I'm new to recording and am looking for some pointers on how to set up
to record classical guitar. I have an Oktava Mk012 and an AKG C1000s
condenser mic. What is the ideal setup as far as where to place the
mics to get the best recording? Are they better off closer to the
guitar? Farther back? One of each? Any suggestions would be greatly
apreciated.


In general, this depends very much on the room and your goals for the
recording.

When I've recorded guitars wehther acoustic or electric, I've followed a
scheme that was similar to what I use for pianos. I illustated the piano
technique with some practical examples (including MP3 downloads) within the
past week or so.

The basic scheme is to make a multitrack recording of one or two close mics
and two room mics.
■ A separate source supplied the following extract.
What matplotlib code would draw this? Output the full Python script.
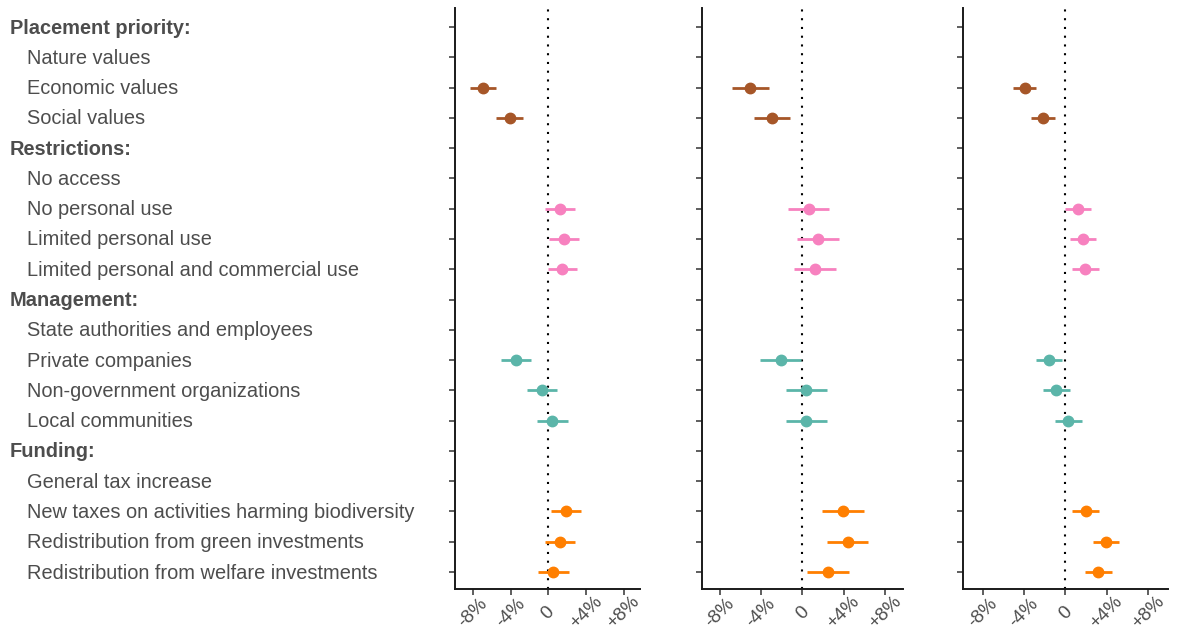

At mixdown time, pan and balance to suit.

The close mics are put in places where the sound quality of the instrument
is good, but as different from each other as is reasonably possible.

For an acoustic guitar I find this would be one mic on the fret, one on the
hole, position and angle fine-tuned using the one-ear listening technique
mentioned by Paul.

One of the best electric guitar recordings I've ever done was made from a
small amp that was sitting on a table. I positionsed the mic so its edge
rested on the top of the table about 2 feet down from the speaker, and on
the edge of the table.

Another possibility is one very close mic and one mic back 3-6 feet, again
location and angle fine tuned by careful listening.

As you may end up mixing the output of the two close mics, consider the 3:1
rule. IOW, have the close mics 1/3 the distance from their primary sound
source (e.g. the hole) as from the secondary (e.g., the frets). Or, have
the close mic 1/3 the distance of the far mic.

The room micing technique can be whatever works for you. I am forced to use
spaced omnis, but I'm working up an ORTF alternative. I wouldn't be the
least bit unhappy to have 4 channels of ambience to work with. IME much of
the beauty of a recording, particularly of a solo instrument comes from
balancing the ambience and the direct sound. This is so critical that I
don't want to burden myself with figuring this out until well after the
fact.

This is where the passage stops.